● **RECORDED INFORMATION**
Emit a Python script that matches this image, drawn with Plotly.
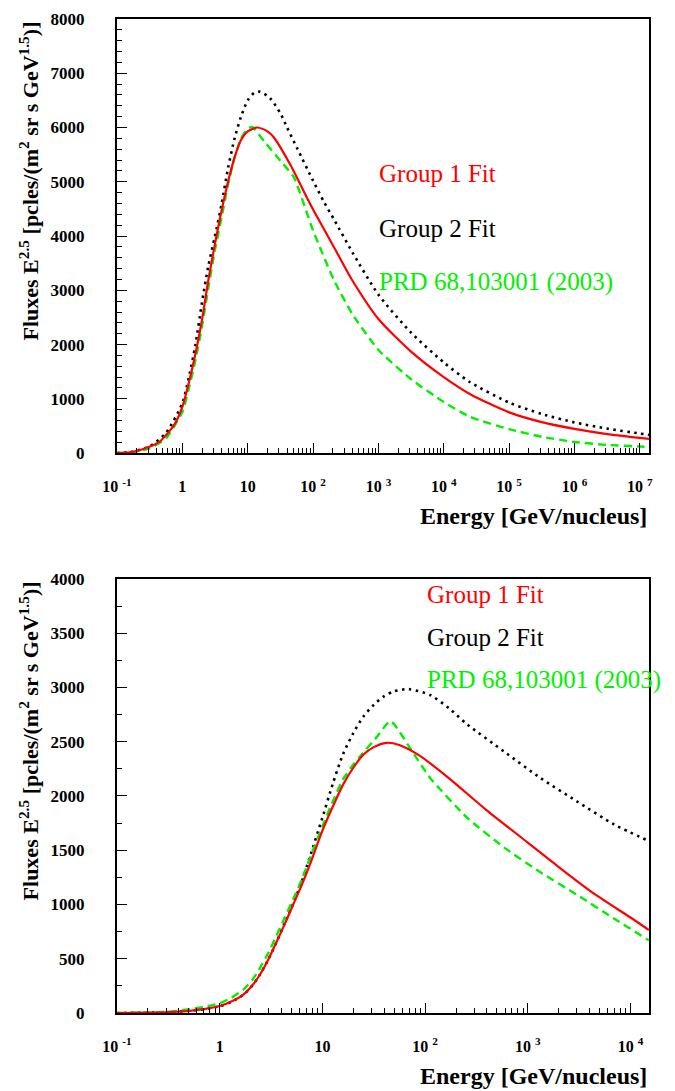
import plotly.graph_objects as go

# ---------------- data: top panel ----------------
top_e_red = [0.1, 0.18, 0.32, 0.45, 0.56, 0.71, 0.84, 1.0, 1.26, 1.58, 2.0, 2.5, 3.16, 4.0, 5.0, 6.3, 7.9,
             10, 14, 20, 25, 46, 81, 100, 210, 400, 1000, 3160, 1e4, 2.5e4, 1e5, 3.16e5, 1e6, 3.16e6, 1e7, 1.38e7]
top_f_red = [0, 25, 120, 210, 330, 480, 630, 850, 1300, 1820, 2460, 3190, 3860, 4480, 5000, 5450, 5770,
             5930, 6000, 5930, 5820, 5290, 4700, 4490, 3790, 3180, 2470, 1870, 1400, 1090, 750, 570, 445, 350, 280, 262]

top_e_black = [0.1, 0.18, 0.32, 0.56, 1.0, 1.26, 1.58, 2.0, 2.5, 3.16, 4.0, 5.0, 6.3, 7.9, 10, 12.6, 15.5,
               22, 32, 40, 58, 100, 148, 210, 400, 1000, 3160, 1e4, 2.5e4, 1e5, 3.16e5, 1e6, 3.16e6, 1e7, 1.38e7]
top_f_black = [0, 30, 130, 370, 920, 1400, 1980, 2780, 3450, 4000, 4600, 5250, 5800, 6200, 6500, 6640, 6660,
               6540, 6250, 6000, 5600, 5020, 4620, 4300, 3700, 2920, 2220, 1670, 1310, 930, 720, 565, 450, 360, 335]

top_e_green = [0.1, 0.18, 0.32, 0.56, 1.0, 1.26, 1.58, 2.0, 2.5, 3.16, 4.0, 5.0, 6.3, 7.9, 10, 11.7,
               18, 32, 51, 100, 210, 400, 1000, 3160, 1e4, 2.5e4, 1e5, 3.16e5, 1e6, 3.16e6, 1e7, 1.38e7]
top_f_green = [0, 20, 90, 270, 755, 1200, 1700, 2340, 3050, 3750, 4350, 4950, 5450, 5800, 5980, 6010,
               5740, 5380, 5080, 4100, 3180, 2560, 1900, 1360, 940, 670, 440, 300, 205, 150, 120, 113]

# ---------------- data: bottom panel ----------------
bot_e_red = [0.1, 0.2, 0.32, 0.51, 0.7, 1.0, 1.3, 1.7, 2.1, 2.45, 3.0, 3.56, 4.3, 5.2, 6.3, 7.5, 10, 12.6,
             15.8, 20, 25, 31.6, 42, 56, 89, 170, 390, 1000, 2000, 4560, 1e4, 1.51e4]
bot_f_red = [0, 3, 8, 20, 35, 64, 105, 170, 260, 350, 500, 650, 820, 1000, 1180, 1360, 1680, 1900,
             2100, 2260, 2380, 2450, 2490, 2470, 2370, 2165, 1875, 1570, 1345, 1090, 880, 765]

bot_e_black = [0.1, 0.2, 0.32, 0.51, 0.7, 1.0, 1.3, 1.7, 2.1, 2.45, 3.0, 3.56, 4.3, 5.2, 6.3, 7.5, 10, 12.6,
               15.8, 20, 25, 31.6, 40, 50, 69, 112, 170, 257, 590, 1330, 3000, 6900, 1.51e4]
bot_f_black = [0, 3, 8, 20, 35, 62, 103, 168, 258, 350, 500, 650, 830, 1010, 1210, 1430, 1800, 2110,
               2380, 2580, 2730, 2840, 2920, 2965, 2985, 2930, 2810, 2660, 2408, 2165, 1951, 1738, 1585]

bot_e_green = [0.1, 0.2, 0.32, 0.51, 0.7, 1.0, 1.3, 1.7, 2.1, 2.45, 3.0, 3.56, 4.3, 5.2, 6.3, 7.5, 10, 12.6,
               15.8, 20, 23, 33.6, 46, 75, 112, 257, 590, 1330, 3000, 6900, 1.51e4]
bot_f_green = [0, 5, 12, 34, 55, 90, 140, 215, 310, 410, 560, 710, 880, 1050, 1230, 1420, 1720, 1950,
               2150, 2290, 2360, 2540, 2690, 2409, 2165, 1799, 1524, 1296, 1090, 870, 670]

top_xticks = [0.1, 1, 10, 100, 1e3, 1e4, 1e5, 1e6, 1e7]
top_xlabels = ["10 <sup>-1</sup>", "1", "10", "10 <sup>2</sup>", "10 <sup>3</sup>", "10 <sup>4</sup>",
               "10 <sup>5</sup>", "10 <sup>6</sup>", "10 <sup>7</sup>"]
bot_xticks = [0.1, 1, 10, 100, 1e3, 1e4]
bot_xlabels = ["10 <sup>-1</sup>", "1", "10", "10 <sup>2</sup>", "10 <sup>3</sup>", "10 <sup>4</sup>"]

legend_labels = ["Group 1 Fit", "Group 2 Fit", "PRD 68,103001 (2003)"]
x_title = "Energy [GeV/nucleus]"
y_title = "Fluxes E<sup>2.5</sup> [pcles/(m<sup>2</sup> sr s GeV<sup>1.5</sup>)]"

RED = "#ff0000"
GREEN = "#00f000"
BLACK = "#000000"
FONT = "Liberation Serif"


def minor_vals(lo_exp, hi_exp):
    vals = []
    for k in range(lo_exp, hi_exp + 1):
        for d in range(2, 10):
            vals.append(d * 10.0 ** k)
    return vals


fig = go.Figure()

def add_series(e, f, color, style, xa, ya):
    if style == "solid":
        line = dict(color=color, width=2.2, shape="spline", smoothing=0.7)
    elif style == "dot":
        line = dict(color=color, width=2.6, dash="2.5px,4.5px", shape="spline", smoothing=0.7)
    else:
        line = dict(color=color, width=2.4, dash="8px,5px", shape="spline", smoothing=0.5)
    fig.add_trace(go.Scatter(x=e, y=f, mode="lines", line=line, xaxis=xa, yaxis=ya,
                             showlegend=False, hoverinfo="skip"))

add_series(top_e_black, top_f_black, BLACK, "dot", "x", "y")
add_series(top_e_green, top_f_green, GREEN, "dash", "x", "y")
add_series(top_e_red, top_f_red, RED, "solid", "x", "y")
add_series(bot_e_black, bot_f_black, BLACK, "dot", "x2", "y2")
add_series(bot_e_green, bot_f_green, GREEN, "dash", "x2", "y2")
add_series(bot_e_red, bot_f_red, RED, "solid", "x2", "y2")

H_PLOT = 1003.0  # plotting area height in px (1091 - 10 - 78)
W_PLOT = 532.0

def py(p):
    return (1013 - p) / H_PLOT

def px(p):
    return (p - 117) / W_PLOT

tickfont = dict(family=FONT, size=16, color="black", weight="bold")
ytickfont = dict(family=FONT, size=17, color="black", weight="bold")

common_x = dict(type="log", showgrid=False, zeroline=False, showline=True, linecolor="black", linewidth=2,
                mirror=True, ticks="inside", ticklen=10, tickwidth=1, tickcolor="black",
                tickfont=tickfont, tickmode="array", ticklabelstandoff=18)
common_y = dict(showgrid=False, zeroline=False, showline=True, linecolor="black", linewidth=2,
                mirror=True, ticks="inside", ticklen=10, tickwidth=1, tickcolor="black",
                tickfont=ytickfont, ticklabelstandoff=27)

fig.update_layout(
    width=675, height=1091,
    margin=dict(l=117, r=26, t=10, b=78),
    paper_bgcolor="white", plot_bgcolor="white",
    xaxis=dict(common_x, domain=[0, 1], anchor="y", range=[-1, 7.14],
               tickvals=top_xticks, ticktext=top_xlabels,
               minor=dict(tickmode="array", tickvals=minor_vals(-1, 6), ticks="inside",
                          ticklen=5, tickwidth=1, tickcolor="black", showgrid=False)),
    yaxis=dict(common_y, domain=[py(448), 1], anchor="x", range=[0, 8000], dtick=1000, tick0=0,
               minor=dict(dtick=200, ticks="inside", ticklen=5, tickwidth=1, tickcolor="black", showgrid=False)),
    xaxis2=dict(common_x, domain=[0, 1], anchor="y2", range=[-1, 4.18],
                tickvals=bot_xticks, ticktext=bot_xlabels,
                minor=dict(tickmode="array", tickvals=minor_vals(-1, 4), ticks="inside",
                           ticklen=5, tickwidth=1, tickcolor="black", showgrid=False)),
    yaxis2=dict(common_y, domain=[0, py(575)], anchor="x2", range=[0, 4000], dtick=500, tick0=0,
                minor=dict(dtick=250, ticks="inside", ticklen=5, tickwidth=1, tickcolor="black", showgrid=False)),
)

annotations = []
# axis titles
for ycen in (512, 1077):
    annotations.append(dict(text="<b>" + x_title + "</b>", xref="paper", yref="paper",
                            x=1.0, y=py(ycen), xanchor="right", yanchor="middle", showarrow=False,
                            font=dict(family=FONT, size=24, color="black")))
for ytop in (11, 576):
    annotations.append(dict(text="<b>" + y_title + "</b>", xref="paper", yref="paper",
                            x=px(29), y=py(ytop), xanchor="center", yanchor="top", textangle=-90,
                            showarrow=False, font=dict(family=FONT, size=22, color="black")))
# legend texts
colors = [RED, BLACK, GREEN]
for (x0, ys) in ((377, (166, 221, 275)), (425, (591, 634, 677))):
    for lab, col, yc in zip(legend_labels, colors, ys):
        annotations.append(dict(text=lab, xref="paper", yref="paper", x=px(x0), y=py(yc),
                                xanchor="left", yanchor="middle", showarrow=False,
                                font=dict(family=FONT, size=25, color=col)))
fig.update_layout(annotations=annotations)

fig.write_html("out.html", config={"displayModeBar": False},
               post_script="document.body.style.margin='0px';")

● **TASK OBJECTIVE**
Transcribe exactly, with no pictures, the lines running from the first line of the material through the line holding "import plotly.graph_objects as go".

● **EXERCISE SOLUTION**
Emit a Python script that matches this image, drawn with Plotly.
import plotly.graph_objects as go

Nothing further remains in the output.